Photo Picasso par Brassaï - 1932 et photos MP - cliquez pour agrandir

Courbet, homme actif, engagé dans son époque autant que l'était Picasso dans la sienne, nous donne à voir un tableau auquel nous devons participer, le rêve est à notre portée à condition que nos pensées agissent.

Par contre nous subissons la violence de l'interprétation de Picasso "Un bon tableau, un tableau quoi il devrait être hérissé de lames de rasoir"(Malraux citation de Picasso)

L'espace temps qui sépare les Demoiselles des Bords de la Seine de Courbet de celles de Picasso marque la rupture entre deux mondes : celui du milieu du XIXe qui repose entièrement sur la nature et se confond avec la réalité et celui du début du XXe tourné vers l'avenir, où l'évolution est solidaire de la machine, de l'énergie, de la vitesse.

Avec le cubisme et Picasso, l'expression de l'individu et l'imitation de la nature ne jouent plus un rôle primordial : l'art à une vie propre. Picasso ne raconte plus une histoire, il organise la surface du tableau.

Picasso ne laisse subsister du naturalisme du tableau de Courbet que quelques taches vertes. Les femmes occupent approximativement le même espace que dans le tableau de Courbet, mais les dimensions sont restreintes en hauteur (105cm pour 174), alors que la longueur est presque la même. Cela prouve la détermination de Picasso de supprimer ce qui ne l'intéresse pas : la nature, les arbres. Profondeur et perspective abolies, les deux femmes se retrouvent mêlées, basculées en avant pour venir se plaquer à la verticalité du tableau.
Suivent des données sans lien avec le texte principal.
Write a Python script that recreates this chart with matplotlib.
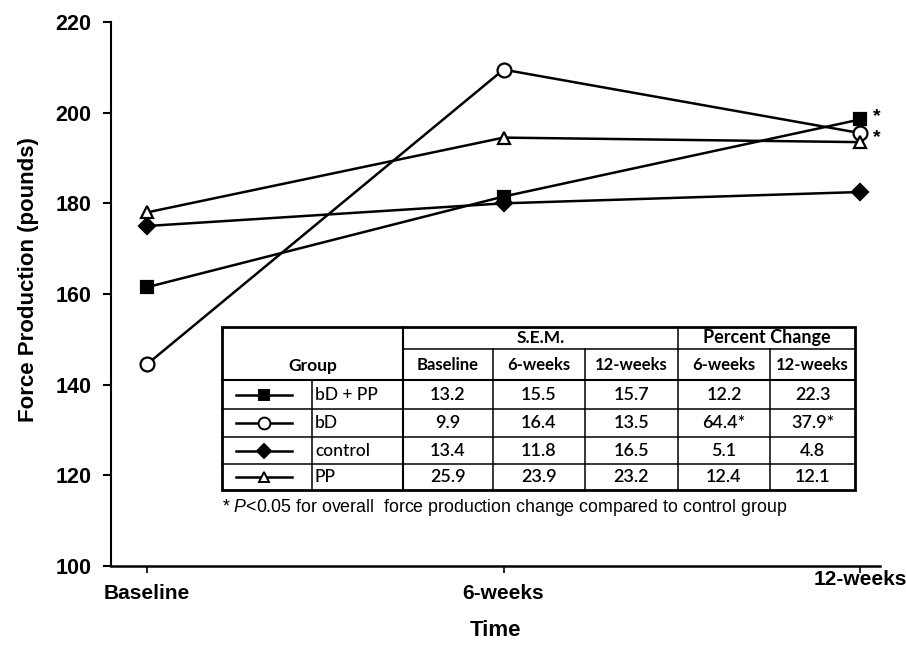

Malgré les bouleversements que Picasso pratique dans le forme, il transparait dans différents points et détails du tableau une grande fidélité à Courbet. Une ressemblance avec l'original subsiste, mais sans trace de naturalisme photographique.

Malgré l'émotion que j'éprouve pour certains détails du tableau de Courbet, je dois avouer que ma préférence va à l'interprétation de Picasso.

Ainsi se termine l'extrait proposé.